Sont-ce les lecteurs adultes qui projettent sur les contes leurs propres obsessions, ou serait-ce le vernis des textes eux-mêmes, de ces histoires à faire délicieusement peur, qui se craquelle et dévoile à la longue un nid de turpitudes renforçant leur attrait ? Sans doute chacun des termes de l'alternative est-il fondé, et l'intérêt du dernier livre de gilbert Lascault est de jouer sur ce double plaisir trouble : réaménager une fiction selon ses pulsions, et démontrer que la force des contes reste agissante, quelles que soient les perversions qu'on lui fasse subir.
En l'occurrence, le professeur d'esthétique a ciblé une histoire de fillette tout de rouge vêtue, conte à base de galettes et de loup, de grand-mère et de chevillette, sans oublier la bobinette. A partir de cette série d'éléments, minimale et qui pourtant suffit à réveiller en nous un récit fait d'images animées, Gilbert Lascault laisse libre cours aux fantasmes — les siens et ceux du conte — , jusqu'à la voir partout, cette fille qu'on nomme Chaperon rouge. Car elle était là dès la plus haute Antiquité, et sur le Golgotha, et dans l'Enfer de Dante, et en 1915 en révolutionnaire petite fille de Lénine...
Car aujourd'hui encore, le Chaperon promène ses charmes pourpres aux quatre coins du monde, fût-ce sous le cuir d'une routière ou sous les traits d'une esquimau. Car bien plus tard et très loin de nous, Chaperon vivra. Elle sévira sur Andromède, sur Procyon et Véga, ailleurs encore : « Dans la constellation du Lion, le Petit Chaperon est une flaque ronde et rouge, formée d'un liquide dont le goût évoque à la fois la mer et le miel. Le loup est un triangle noir assoiffé qui, attiré par l'odeur du Petit Chaperon fluide, glisse sur le sol, parcourant des milliers de kilomètres »...
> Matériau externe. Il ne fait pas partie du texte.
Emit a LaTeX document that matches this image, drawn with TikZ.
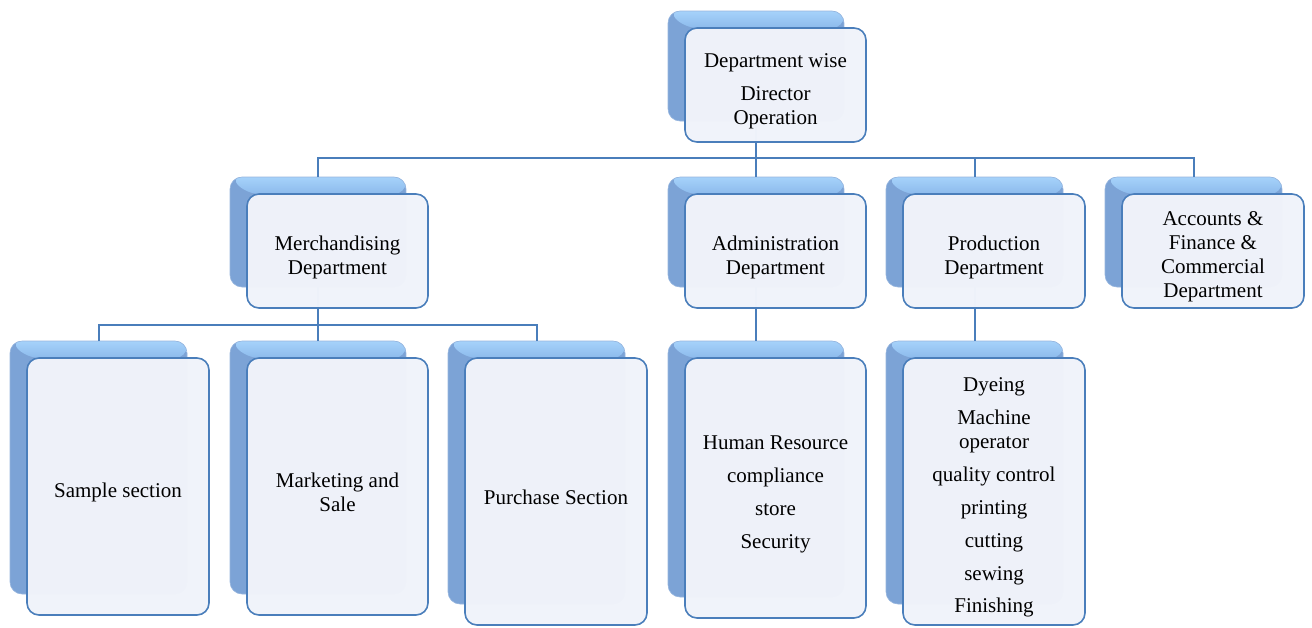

Rarement l'esprit ludique aura été poussé plus avant que dans ce livre bref où Gilbert Lascault transpose au niveau thématique un processus que Raymond Queneau, dans ses célèbres Exercices de Style, appliquait aux modes d'écriture. Ici, l'histoire n'est pas prétexte à une démonstration de savoir-faire, mais une grille de lecture du monde. L'indispensable clé, dirait Annie Lederc, qui sous ce titre de Clé, vient justement de publier (chez Grasset) un autre petit livre reconnaissant aux contes un pouvoir décisif de découverte des choses et de soi. Sans refouler en soi la moindre perversion, ajouterait Jean-Pierre Enard, dont les Contes à faire rougir les petits chaperons viennent précisément de sortir en Folio/ Gallimard. Avec ou sans majuscule, ils sont vraiment partout.